The Challenges Single Working Parents Face in the Canadian Workforce

Darlene McKenna knew she could help Chad, a single dad from Halifax, Nova Scotia, who was looking for a work situation to help balance his parenting responsibilities with a full-time job.

Back in 2016, Chad’s retail job required him to work evenings and weekends; a work schedule not ideal for his young, school-aged child’s needs. He wanted a full-time job with Monday to Friday, 8 – 5 hours, along with medical benefits, a location near public transportation and, ideally, the potential to grow into a long-term career.

Chad’s situation is not unique in Canada. According to the most recent numbers from Statistics Canada, there are 1,250,185 single parents in the country; families with children under 18 and only one parent at home.

McKenna and her team kept Chad in the back of their minds for almost a year at Halifax’s Express Employment Professionals office. She has plenty of experience working with single parents at Express.

“I knew we would find the right job for him,” said McKenna. “He was patient with us, too. He stuck with us for the longer term, working on any temporary assignments he could fit it in around his retail job.”

After about a year, Chad was sent on a three-month assignment in a shipping and receiving department of a local company. He was hired full time after glowing performance reviews. The job came with medical benefits, no evenings or weekends and provided plenty of room to grow.

“It was a perfect fit,” McKenna said.

McKenna saw Chad’s drive and work ethic from the beginning. She believes he was successful, despite challenging circumstances, because he was open to any opportunity and had an endgame in mind.

Jessica Culo, an Express office owner from Edmonton, Alberta, relayed a similar experience working with a single mom named Tara. Culo provided her with a permanent, full-time job within a large manufacturing organization.

“She was struggling to pay her bills,” Culo said. “Her current employer had reduced her hours because of a slow-down in his business due to a still struggling Alberta economy. The Express opportunity allowed Tara to get back on track and provide for her two teenage boys. She has not missed a day of work since we found her this job.”

Since single parents often have more limitations on the type of work they can accept due to their children, Culo added that childcare and transportation are usually the biggest obstacles between these parents and a job.

In a recent survey of 573 businesses conducted by Express, 12% of owners reported applicants don’t accept positions because of a lack of transportation. Another 9% cited inflexible schedules, while 5% said applicants could not find child care.

“Our recruiters are excellent in listening to the applicants’ wants and needs and figuring out what is not said-challenges about schedules and transportation and working toward a job that is a match,” Culo said.

Bob Funk, CEO of Express, said single parents face a unique set of challenges in finding and securing work.

“In spite of that-or more likely, because of that, we find that they can be among the most dedicated workers,” he said. “While the day-to-day challenges of life often intervene, they find ways to make it work.

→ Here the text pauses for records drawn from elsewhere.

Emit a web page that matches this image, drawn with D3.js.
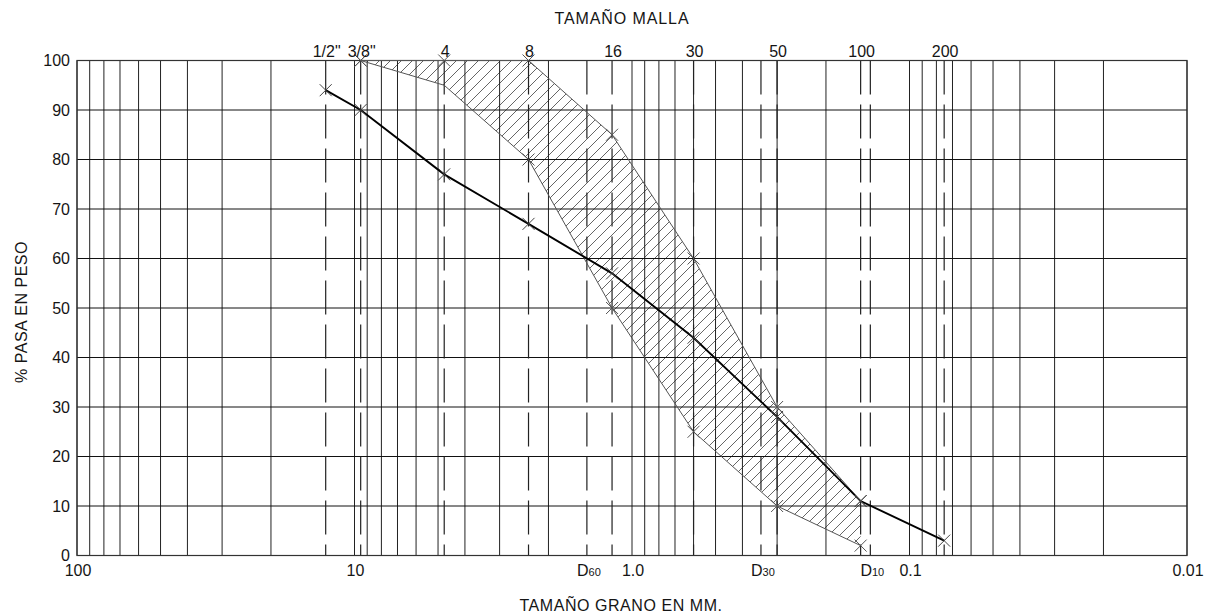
<!DOCTYPE html>
<html>
<head>
<meta charset="utf-8">
<script src="https://cdn.jsdelivr.net/npm/d3@7/dist/d3.min.js"></script>
<style>
  html, body { margin: 0; padding: 0; background: #fff; }
  svg { display: block; font-family: "Liberation Sans", Arial, sans-serif; }
</style>
</head>
<body>
<svg id="chart" width="1221" height="616"></svg>
<script>
// ---- data ----
const sieveLabels = ["1/2\"", "3/8\"", "4", "8", "16", "30", "50", "100", "200"];
const sieveSizes  = [12.7, 9.5, 4.75, 2.36, 1.18, 0.6, 0.3, 0.15, 0.075];
const passing     = [94, 90, 77, 67, 57, 44, 28, 11, 3];

const bandSizes = [9.5, 4.75, 2.36, 1.18, 0.6, 0.3, 0.15];
const bandUpper = [100, 100, 100, 85, 60, 30, 11];
const bandLower = [100, 95, 80, 50, 25, 10, 2];

const dLabels = ["60", "30", "10"];
const dSizes  = [1.454, 0.343, 0.1384];

const xTickLabels = ["100", "10", "1.0", "0.1", "0.01"];
const xTickValues = [100, 10, 1, 0.1, 0.01];
const yTickValues = [0, 10, 20, 30, 40, 50, 60, 70, 80, 90, 100];

(function () {
// ---- layout ----
const svg = d3.select("#chart");
const pL = 77, pR = 1187, pT = 60.5, pB = 555.5;
const x = d3.scaleLog().domain([100, 0.01]).range([pL, pR]);
const y = d3.scaleLinear().domain([0, 100]).range([pB, pT]);

// hatch pattern
const defs = svg.append("defs");
const pat = defs.append("pattern")
  .attr("id", "hatch").attr("patternUnits", "userSpaceOnUse")
  .attr("width", 11).attr("height", 11);
pat.append("path")
  .attr("d", "M0,11 L11,0 M-2,2 L2,-2 M9,13 L13,9")
  .attr("stroke", "#555").attr("stroke-width", 0.9);

// band polygon
const bandPts = bandSizes.map((s, i) => [x(s), y(bandUpper[i])])
  .concat(bandSizes.map((s, i) => [x(s), y(bandLower[i])]).reverse());
svg.append("path")
  .attr("d", "M" + bandPts.map(p => p.join(",")).join("L") + "Z")
  .attr("fill", "url(#hatch)");

// grid
const g = svg.append("g");
x.ticks().forEach(v => {
  g.append("line").attr("x1", x(v)).attr("x2", x(v))
    .attr("y1", pT).attr("y2", pB)
    .attr("stroke", "#222").attr("stroke-width", 1);
});
yTickValues.forEach(v => {
  g.append("line").attr("x1", pL).attr("x2", pR)
    .attr("y1", y(v)).attr("y2", y(v))
    .attr("stroke", "#111").attr("stroke-width", 1);
});

// dashed sieve & D lines
sieveSizes.concat(dSizes).forEach(s => {
  g.append("line").attr("x1", x(s)).attr("x2", x(s))
    .attr("y1", pT).attr("y2", pB)
    .attr("stroke", "#222").attr("stroke-width", 1.2)
    .attr("stroke-dasharray", "34,10");
});

// border
svg.append("rect").attr("x", pL).attr("y", pT)
  .attr("width", pR - pL).attr("height", pB - pT)
  .attr("fill", "none").attr("stroke", "#333").attr("stroke-width", 1.2);

// band outline
const lineGen = d3.line().x(d => x(d[0])).y(d => y(d[1]));
const upperData = bandSizes.map((s, i) => [s, bandUpper[i]]);
const lowerData = bandSizes.map((s, i) => [s, bandLower[i]]);
[upperData, lowerData].forEach(data => {
  svg.append("path").attr("d", lineGen(data))
    .attr("fill", "none").attr("stroke", "#555").attr("stroke-width", 1);
});

// main curve
const mainData = sieveSizes.map((s, i) => [s, passing[i]]);
svg.append("path").attr("d", lineGen(mainData))
  .attr("fill", "none").attr("stroke", "#000").attr("stroke-width", 1.9);

// markers
function marker(px, py, col) {
  const r = 6;
  svg.append("path")
    .attr("d", `M${px - r},${py - r}L${px + r},${py + r}M${px - r},${py + r}L${px + r},${py - r}`)
    .attr("stroke", col).attr("stroke-width", 1).attr("fill", "none");
}
upperData.forEach(d => marker(x(d[0]), y(d[1]), "#555"));
lowerData.forEach((d, i) => { if (i !== 1) marker(x(d[0]), y(d[1]), "#555"); });
mainData.forEach(d => marker(x(d[0]), y(d[1]), "#444"));

// axes text
const fs = 16;
const txt = (xx, yy, s, anchor) => svg.append("text").attr("x", xx).attr("y", yy)
  .attr("text-anchor", anchor || "middle").attr("font-size", fs).attr("fill", "#151515").text(s);

txt(622, 24, "TAMAÑO MALLA").attr("letter-spacing", 0.9);

sieveLabels.forEach((t, i) => txt(x(sieveSizes[i]) + 1, 57, t));

yTickValues.forEach(v => txt(70, y(v), v, "end").attr("dominant-baseline", "central"));

xTickValues.forEach((v, i) => txt(x(v) + 1, 576, xTickLabels[i]));

dSizes.forEach((s, i) => {
  const t = txt(x(s) + 2, 576, "");
  t.append("tspan").text("D");
  t.append("tspan").attr("font-size", 11).text(dLabels[i]);
});

txt(621, 611, "TAMAÑO GRANO EN MM.").attr("letter-spacing", 0.55);

svg.append("text")
  .attr("transform", "translate(27,312) rotate(-90)")
  .attr("text-anchor", "middle").attr("font-size", fs).attr("fill", "#151515")
  .attr("letter-spacing", 0.5)
  .text("% PASA EN PESO");
})();
</script>
</body>
</html>
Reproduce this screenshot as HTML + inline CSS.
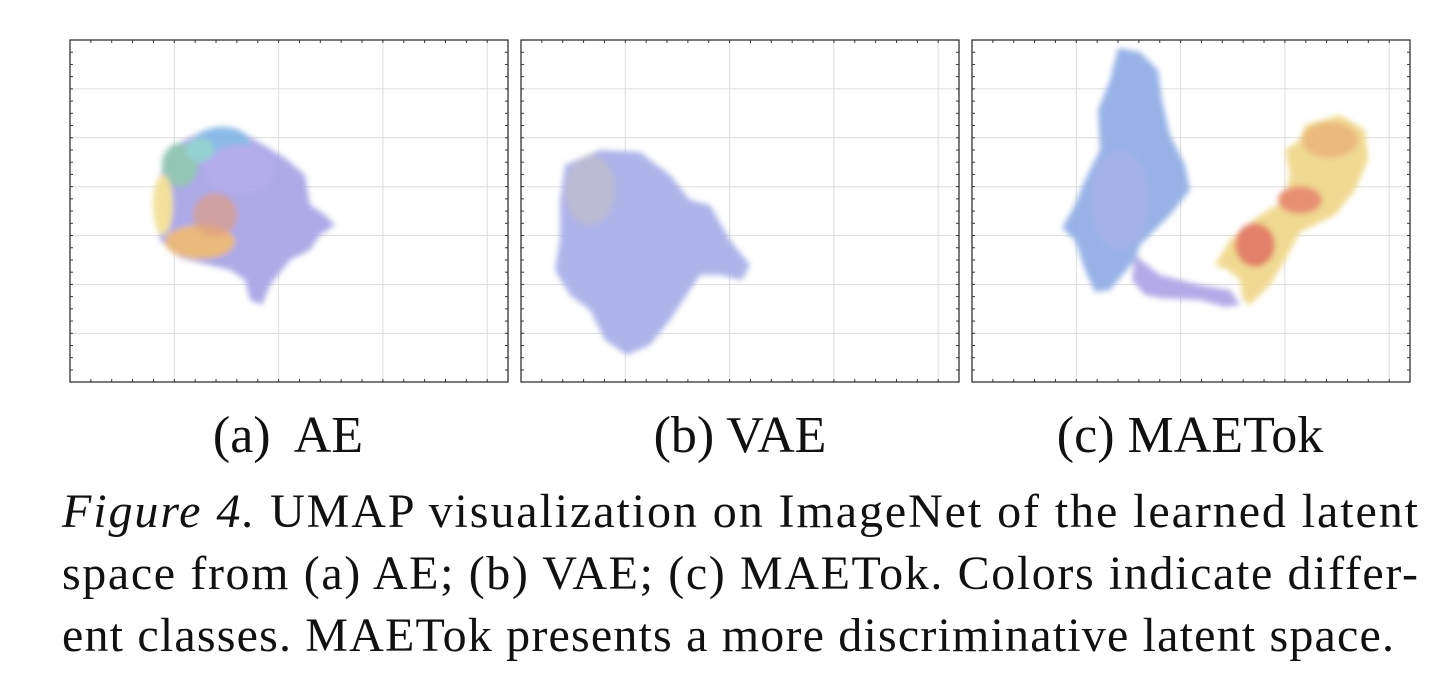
<!DOCTYPE html>
<html><head><meta charset="utf-8"><style>
html,body{margin:0;padding:0;background:#fff;}
svg{display:block}
text{font-family:"Liberation Serif",serif;fill:#111}
</style></head><body>
<svg id="s" width="1454" height="698" viewBox="0 0 1454 698" xmlns="http://www.w3.org/2000/svg">
<defs>
<filter id="b" x="-20%" y="-20%" width="140%" height="140%"><feGaussianBlur stdDeviation="3"/></filter>
</defs>
<g id="grid"></g>
<!-- Panel a -->
<g filter="url(#b)" opacity="0.95">
<path fill="#a9a6e6" d="M175,145 L205,130 L235,128 L255,140 L285,158 L305,175 L310,205 L325,215 L335,225 L320,235 L310,250 L290,260 L270,285 L262,305 L250,300 L245,280 L230,270 L180,258 L160,240 L155,205 L162,170Z"/>
<ellipse cx="180" cy="165" rx="18" ry="22" fill="#8fc3b2"/>
<ellipse cx="222" cy="143" rx="28" ry="16" fill="#86b7e6"/>
<ellipse cx="200" cy="150" rx="14" ry="12" fill="#8fd0d0"/>
<ellipse cx="163" cy="205" rx="10" ry="30" fill="#f2df96"/>
<ellipse cx="200" cy="242" rx="35" ry="17" fill="#e9b676"/>
<ellipse cx="215" cy="215" rx="22" ry="22" fill="#dd9a7a" opacity="0.7"/>
<ellipse cx="240" cy="170" rx="35" ry="25" fill="#b0a8ea"/>
</g>
<!-- Panel b -->
<g filter="url(#b)" opacity="0.95">
<path fill="#a9b0e8" d="M565,165 L600,150 L640,152 L670,175 L690,200 L710,205 L730,240 L750,265 L742,280 L720,275 L700,275 L690,290 L670,320 L650,345 L627,355 L605,340 L590,310 L570,295 L555,270 L560,240 L560,200Z"/>
<ellipse cx="590" cy="190" rx="25" ry="35" fill="#d8c8a8" opacity="0.35"/>
</g>
<!-- Panel c -->
<g filter="url(#b)" opacity="0.95">
<path fill="#93aee6" d="M1118,48 L1140,52 L1158,70 L1162,100 L1170,135 L1185,165 L1190,190 L1170,215 L1140,245 L1135,260 L1110,290 L1095,292 L1085,270 L1075,240 L1062,228 L1075,205 L1085,180 L1100,150 L1098,110 L1110,80Z"/>
<path fill="#b0a6e6" d="M1135,255 L1160,275 L1200,285 L1230,290 L1240,305 L1225,307 L1200,300 L1160,298 L1145,295 L1132,280Z"/>
<path fill="#f0d88c" d="M1305,125 L1340,115 L1365,130 L1368,160 L1355,190 L1335,215 L1300,232 L1285,260 L1270,285 L1250,305 L1243,300 L1240,280 L1228,270 L1215,265 L1230,240 L1260,215 L1285,200 L1290,175 L1285,150 L1300,140Z"/>
<ellipse cx="1330" cy="140" rx="28" ry="18" fill="#e9b676"/>
<ellipse cx="1255" cy="245" rx="20" ry="22" fill="#e27a62"/>
<ellipse cx="1300" cy="200" rx="22" ry="14" fill="#e58a6a"/>
<ellipse cx="1120" cy="200" rx="30" ry="50" fill="#a0aee8"/>
</g>
<g id="frames"></g>
<text x="288" y="452" font-size="52" text-anchor="middle" xml:space="preserve">(a)  AE</text>
<text x="740" y="452" font-size="52" text-anchor="middle">(b) VAE</text>
<text x="1190" y="452" font-size="52" text-anchor="middle">(c) MAETok</text>
<text x="62" y="527" font-size="48" textLength="1356" lengthAdjust="spacing"><tspan font-style="italic">Figure 4.</tspan> UMAP visualization on ImageNet of the learned latent</text>
<text x="62" y="589" font-size="48" textLength="1356" lengthAdjust="spacing">space from (a) AE; (b) VAE; (c) MAETok. Colors indicate differ-</text>
<text x="62" y="651" font-size="48" textLength="1332" lengthAdjust="spacing">ent classes. MAETok presents a more discriminative latent space.</text>
</svg>
<script>
var NS="http://www.w3.org/2000/svg";
function el(p,t,a){var e=document.createElementNS(NS,t);for(var k in a)e.setAttribute(k,a[k]);p.appendChild(e);return e;}
var g=document.getElementById('grid'),f=document.getElementById('frames');
[70,521,972].forEach(function(L){
 var R=L+438,T=40,B=382;
 for(var i=1;i<=4;i++){var x=L+104.3*i;el(g,'line',{x1:x,y1:T,x2:x,y2:B,stroke:'#ddd','stroke-width':1});}
 for(var j=1;j<=6;j++){var y=T+48.9*j;el(g,'line',{x1:L,y1:y,x2:R,y2:y,stroke:'#ddd','stroke-width':1});}
 el(f,'rect',{x:L,y:T,width:438,height:342,fill:'none',stroke:'#222','stroke-width':1.2});
 for(var x=L+20.86;x<R-1;x+=20.86){el(f,'line',{x1:x,y1:B,x2:x,y2:B-3,stroke:'#333'});el(f,'line',{x1:x,y1:T,x2:x,y2:T+3,stroke:'#333'});}
 for(var y=T+12.22;y<B-1;y+=12.22){el(f,'line',{x1:L,y1:y,x2:L+3,y2:y,stroke:'#333'});el(f,'line',{x1:R,y1:y,x2:R-3,y2:y,stroke:'#333'});}
});
</script>
</body></html>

As more employers hire single parents in the coming years, they should recognize the demands placed on these workers; a little flexibility can go a long way toward ensuring that parents can keep their jobs and employers can keep these stellar employees.”

The survey of 573 businesses, which are current and former clients of Express Employment Professionals, was conducted in August 2017 to gauge respondents’ expectations for the fourth quarter of 2017. Previous surveys were conducted to cover hiring trends of the quarters indicated.